The contracts concluded between the parties may be terminated with 6 weeks’ notice to the end of the quarter, unless otherwise agreed in the order. Cancellations must be made in writing.
OhrConsulting shall be liable without limitation according to the statutory provisions in case of intent and gross negligence, as well as for damages resulting from injury to life, body or health, on the basis of the mandatory provisions of the Product Liability Act, as well as for the infringement of copyrights of third parties by the contractually used services.
In case of culpable violation of essential contractual obligations, OhrConsulting’s liability shall be limited to the amount of the typically foreseeable damage. This is limited to the respective order value, in the case of continuing obligations to the remuneration to be paid in the respective calendar year. Should the order value in an individual case not correspond to the typically foreseeable damage, OhrConsulting’s liability shall be limited to the amount covered by OhrConsulting’s business liability insurance.
OhrConsulting shall not be liable for any further damages. In particular, OhrConsulting shall not be liable for damages to third parties, loss of profit or loss of data.
The foregoing limitation of liability shall apply mutatis mutandis to OhrConsulting’s legal representatives as well as employees and vicarious agents.
If no remuneration has been agreed between the parties, the client shall pay OhrConsulting’s usual rates for this service.
In case of advertising, the respective valid list prices of the advertising media on the day of publication are binding.
The client shall reimburse OhrConsulting in full for the costs incurred for each debit note that is not honored or returned. OhrConsulting can demand a lump sum of EUR 2.50 for the costs incurred without any presentation of damages/expenses. If a direct debit authorization has been granted by the client, the client undertakes to inform OhrConsulting immediately of any change in its bank details.
Objections to invoices from OhrConsulting must be raised within two weeks of receipt of the invoice. This shall not affect the due date of the invoice. Failure to raise objections in due time shall be deemed as approval.
The client may only offset claims of OhrConsulting with undisputed or legally established claims.
If the client is in arrears with the payment of an invoice, OhrConsulting is entitled to suspend further work, even if it concerns another order, until full payment has been made.
Proposals made by the client or his other cooperation shall have no influence on the amount of remuneration.
12. THIRD PARTY CONTENT
OhrConsulting is not responsible for materials and contents, especially pictures and graphics, provided by the client. OhrConsulting is not obliged to check the materials and contents for possible legal violations. In particular, OhrConsulting shall not be liable for any image or film material provided.
In the event that OhrConsulting itself is held liable on the basis of the materials and contents, pictures, graphics or film material provided by the client, the client shall indemnify and hold OhrConsulting harmless.
13. RESERVATION OF OWNERSHIP
All delivered physical services remain the property (reserved goods) of OhrConsulting until all monetary claims of OhrConsulting arising from its business relationship with the client have been fulfilled, even if payments have been made for the specific service.
The contracting parties agree to maintain confidentiality regarding the content and conditions of this contract and regarding the knowledge gained during its execution.
OhrConsulting shall ensure that only those employees have access to confidential information who are involved in the respective project.
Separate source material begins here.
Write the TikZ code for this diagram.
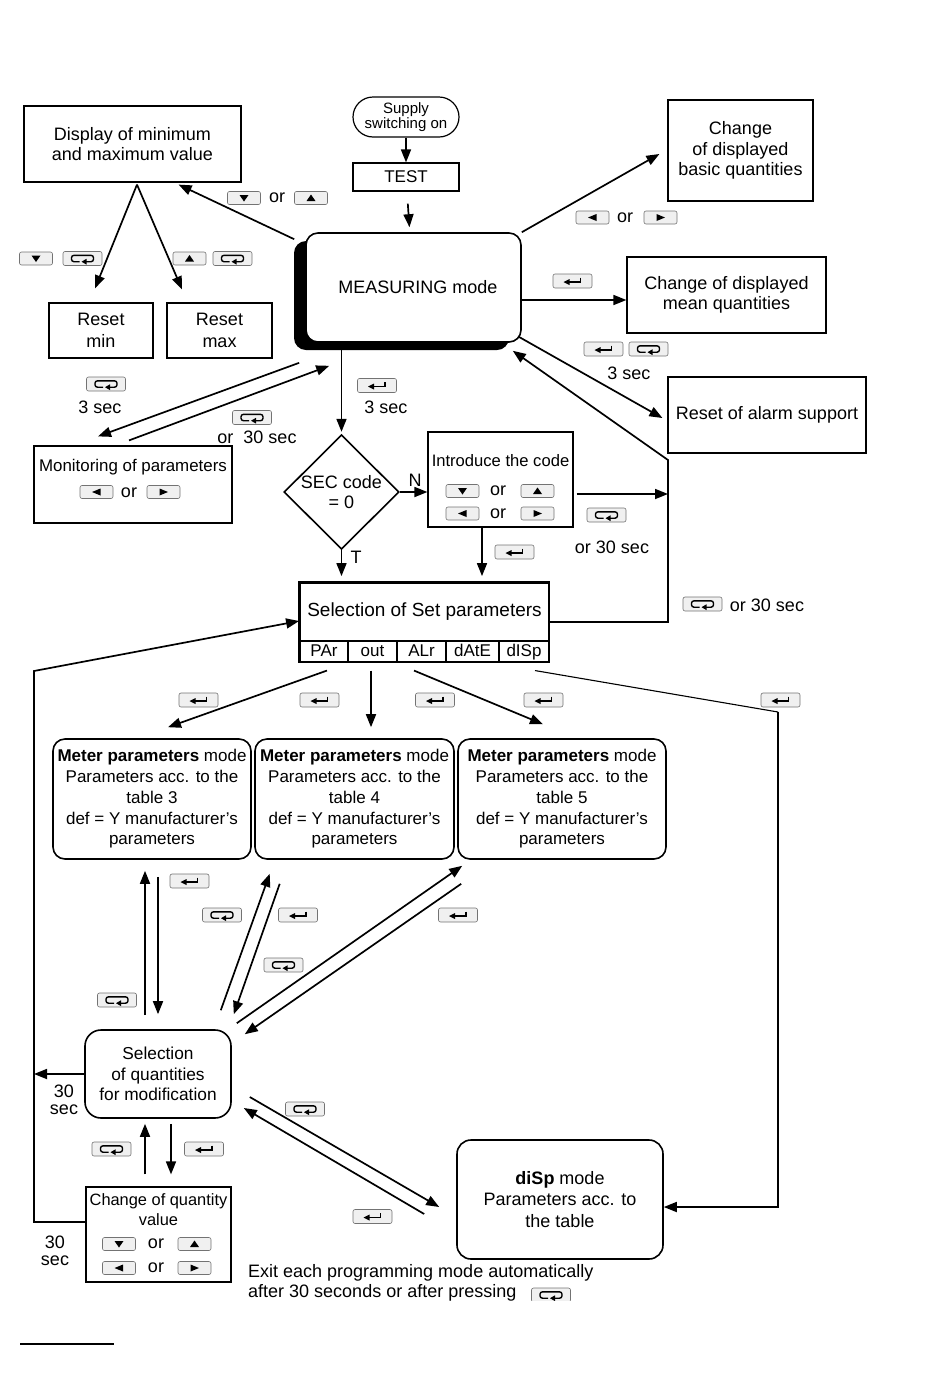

The confidential documents made accessible to OhrConsulting by the client shall be destroyed by OhrConsulting after completion of the order (according to DIN 32757-1 security level 3 – upon request and for an additional charge also security level 4 or 5) or returned to the client upon request. Evaluation data and calculations will be deleted 6 months after the end of the project at the latest.
The client shall only use an offer received from OhrConsulting for his own purposes. All rights to it are reserved by OhrConsulting. The offer or parts of the offer may not be copied, reproduced or processed, duplicated or distributed using electronic systems without OhrConsulting’s prior written consent.
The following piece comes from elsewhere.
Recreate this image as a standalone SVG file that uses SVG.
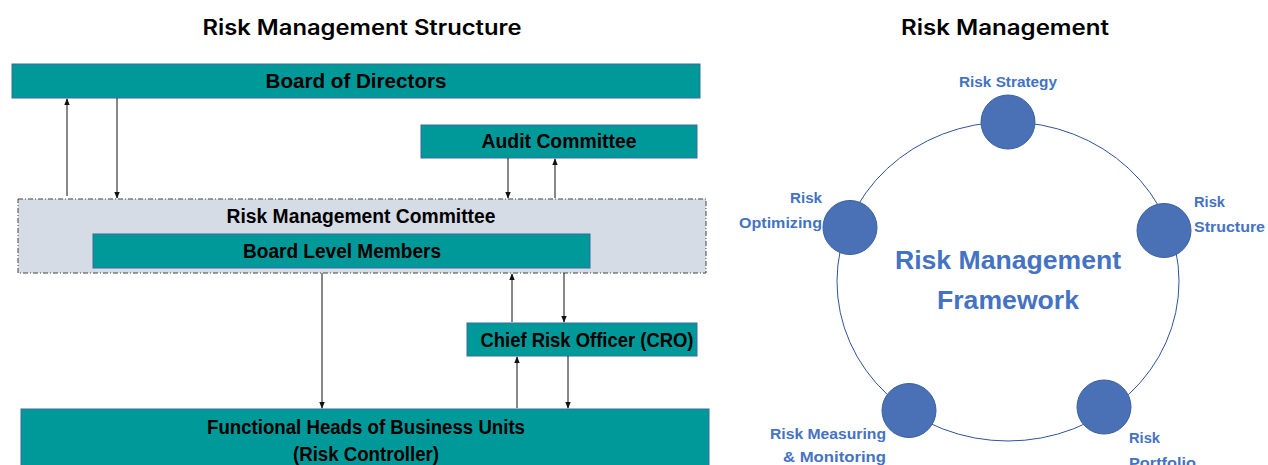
<svg xmlns="http://www.w3.org/2000/svg" width="1268" height="465" viewBox="0 0 1268 465">
<style>
.box{fill:#009999;stroke:#3b6aa0;stroke-width:1}
.bt{font-family:"Liberation Sans",Arial,sans-serif;font-weight:bold;font-size:20px;fill:#000;text-anchor:middle}
.title{font-family:Inter,"Liberation Sans",sans-serif;font-weight:600;font-size:21px;fill:#000;text-anchor:middle}
.lbl{font-family:"Liberation Sans",Arial,sans-serif;font-weight:bold;font-size:14px;fill:#4472c4}
.big{font-family:"Liberation Sans",Arial,sans-serif;font-weight:bold;font-size:25px;fill:#4472c4;text-anchor:middle}
.conn line{stroke:#111;stroke-width:1;marker-end:url(#ah)}
.dot{fill:#4a70b5;stroke:#3a5f9f;stroke-width:1}
</style>
<defs>
<marker id="ah" viewBox="0 0 10 10" refX="9" refY="5" markerWidth="7" markerHeight="7" markerUnits="userSpaceOnUse" orient="auto">
<path d="M0,1 L10,5 L0,9 Z" fill="#111"/>
</marker>
</defs>
<rect width="1268" height="465" fill="#fff"/>
<text class="title" x="362" y="35" textLength="319" lengthAdjust="spacingAndGlyphs">Risk Management Structure</text>
<text class="title" x="1005" y="35" textLength="208" lengthAdjust="spacingAndGlyphs">Risk Management</text>

<g id="board">
<rect class="box" x="12" y="64" width="688" height="34"/>
<text class="bt" x="356" y="88" textLength="181" lengthAdjust="spacingAndGlyphs">Board of Directors</text>
</g>
<g id="audit">
<rect class="box" x="421" y="125" width="276" height="33"/>
<text class="bt" x="559" y="148" textLength="155" lengthAdjust="spacingAndGlyphs">Audit Committee</text>
</g>
<g id="rmc">
<rect x="18" y="199" width="688" height="74" fill="#d6dce5" stroke="#444" stroke-width="1" stroke-dasharray="5 2 1 2"/>
<text class="bt" x="361" y="223" textLength="269" lengthAdjust="spacingAndGlyphs">Risk Management Committee</text>
</g>
<g id="blm">
<rect class="box" x="93" y="234" width="497" height="34"/>
<text class="bt" x="342" y="258" textLength="198" lengthAdjust="spacingAndGlyphs">Board Level Members</text>
</g>
<g id="cro">
<rect class="box" x="467" y="323" width="230" height="33"/>
<text class="bt" x="587" y="347" textLength="213" lengthAdjust="spacingAndGlyphs">Chief Risk Officer (CRO)</text>
</g>
<g id="fh">
<rect class="box" x="21" y="409" width="688" height="60"/>
<text class="bt" x="366" y="434" textLength="318" lengthAdjust="spacingAndGlyphs">Functional Heads of Business Units</text>
<text class="bt" x="366" y="461" textLength="146" lengthAdjust="spacingAndGlyphs">(Risk Controller)</text>
</g>

<g id="connectors" class="conn">
<line x1="67" y1="196" x2="67" y2="99"/>
<line x1="117" y1="98" x2="117" y2="198"/>
<line x1="508" y1="158" x2="508" y2="198"/>
<line x1="555" y1="198" x2="555" y2="159"/>
<line x1="322" y1="273" x2="322" y2="408"/>
<line x1="512" y1="322" x2="512" y2="274"/>
<line x1="564" y1="273" x2="564" y2="322"/>
<line x1="517" y1="408" x2="517" y2="357"/>
<line x1="568" y1="356" x2="568" y2="408"/>
</g>

<g id="framework">
<ellipse cx="1008" cy="281.5" rx="171" ry="159.5" fill="none" stroke="#2f5597" stroke-width="1"/>
<text class="big" x="1008" y="269" textLength="226" lengthAdjust="spacingAndGlyphs">Risk Management</text>
<text class="big" x="1008" y="309" textLength="142" lengthAdjust="spacingAndGlyphs">Framework</text>
</g>
<g id="strategy">
<circle class="dot" cx="1008" cy="122" r="27"/>
<text class="lbl" x="1008" y="87" text-anchor="middle" textLength="98" lengthAdjust="spacingAndGlyphs">Risk Strategy</text>
</g>
<g id="optimizing">
<circle class="dot" cx="850" cy="227.5" r="27"/>
<text class="lbl" x="822" y="203" text-anchor="end" textLength="32" lengthAdjust="spacingAndGlyphs">Risk</text>
<text class="lbl" x="822" y="228" text-anchor="end" textLength="83" lengthAdjust="spacingAndGlyphs">Optimizing</text>
</g>
<g id="structure">
<circle class="dot" cx="1164" cy="230.5" r="27"/>
<text class="lbl" x="1194" y="207" textLength="31" lengthAdjust="spacingAndGlyphs">Risk</text>
<text class="lbl" x="1194" y="232" textLength="71" lengthAdjust="spacingAndGlyphs">Structure</text>
</g>
<g id="measuring">
<circle class="dot" cx="909" cy="410.5" r="27"/>
<text class="lbl" x="886" y="439" text-anchor="end" textLength="116" lengthAdjust="spacingAndGlyphs">Risk Measuring</text>
<text class="lbl" x="886" y="462" text-anchor="end" textLength="103" lengthAdjust="spacingAndGlyphs">&amp; Monitoring</text>
</g>
<g id="portfolio">
<circle class="dot" cx="1104" cy="407" r="27"/>
<text class="lbl" x="1129" y="443" textLength="31" lengthAdjust="spacingAndGlyphs">Risk</text>
<text class="lbl" x="1129" y="468" textLength="67" lengthAdjust="spacingAndGlyphs">Portfolio</text>
</g>
</svg>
The confidentiality shall also apply beyond the termination of the contractual relationship.
Upon request, the documents handed over in each case are to be returned after termination of the contractual relationship, unless the other contracting party asserts a justified interest in these documents.
15. DATA PROTECTION
The client is informed that the personal data required for the processing of the usage relationship will be stored by OhrConsulting on data carriers. The client expressly agrees to the collection, processing and use of his personal data.
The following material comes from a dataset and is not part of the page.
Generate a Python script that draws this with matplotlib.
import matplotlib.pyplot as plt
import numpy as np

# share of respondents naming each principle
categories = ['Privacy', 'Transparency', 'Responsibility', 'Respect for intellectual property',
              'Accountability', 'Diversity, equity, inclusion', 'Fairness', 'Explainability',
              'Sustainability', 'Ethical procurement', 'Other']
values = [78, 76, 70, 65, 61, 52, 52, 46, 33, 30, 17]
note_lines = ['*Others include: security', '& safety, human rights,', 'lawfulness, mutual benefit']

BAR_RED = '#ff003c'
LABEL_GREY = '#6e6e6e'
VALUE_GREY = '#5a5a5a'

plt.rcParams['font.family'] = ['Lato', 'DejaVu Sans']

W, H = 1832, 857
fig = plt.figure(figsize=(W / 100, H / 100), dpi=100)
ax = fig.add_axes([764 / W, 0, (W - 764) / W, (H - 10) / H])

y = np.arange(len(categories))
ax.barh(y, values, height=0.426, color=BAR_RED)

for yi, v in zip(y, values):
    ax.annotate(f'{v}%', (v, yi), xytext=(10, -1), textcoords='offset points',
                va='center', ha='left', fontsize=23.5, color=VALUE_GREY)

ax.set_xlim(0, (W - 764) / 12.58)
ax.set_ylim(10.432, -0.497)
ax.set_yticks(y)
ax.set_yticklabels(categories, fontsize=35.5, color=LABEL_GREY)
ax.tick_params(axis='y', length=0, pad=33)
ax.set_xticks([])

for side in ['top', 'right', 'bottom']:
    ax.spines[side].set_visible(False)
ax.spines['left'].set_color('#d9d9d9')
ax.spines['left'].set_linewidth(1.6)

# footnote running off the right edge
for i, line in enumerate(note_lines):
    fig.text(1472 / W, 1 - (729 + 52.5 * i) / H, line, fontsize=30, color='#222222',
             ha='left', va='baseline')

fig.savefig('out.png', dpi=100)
The client agrees that personal data (inventory data) and other information concerning his usage behavior (connection data), such as the time, number and duration of connections, access passwords, uploads and downloads, will be stored by OhrConsulting for the duration of the contract, insofar as this is necessary to fulfill the purpose of the contract. With the collection and storage, the client declares his consent. OhrConsulting also processes and uses the collected inventory data for the purpose of advising its clients, for self-advertising and for market research for its own purposes and for the demand-oriented design of its services. The client may object to such use of his data. OhrConsulting will not forward this data to third parties without the client’s consent. This shall only not apply insofar as the data is publicly accessible anyway or OhrConsulting is legally obliged to disclose such data to third parties, in particular law enforcement agencies, or insofar as internationally recognized technical standards provide for this and the client does not object.
16. NAMING OF REFERENCES
OhrConsulting is entitled to use the client as a reference including logo insertion on the website.
17. FINAL PROVISIONS
Should a provision be or become void, the validity of the other provisions shall remain unaffected. Furthermore, the parties undertake to replace the void provision by a valid provision that comes closest to the economic sense of the invalid one.
The place of performance and jurisdiction for all claims and legal disputes arising from the contractual relationship shall be the registered office of OhrConsulting if the purchaser is a merchant or a legal entity under public law.
German law shall apply exclusively, even if the purchaser has its registered office abroad.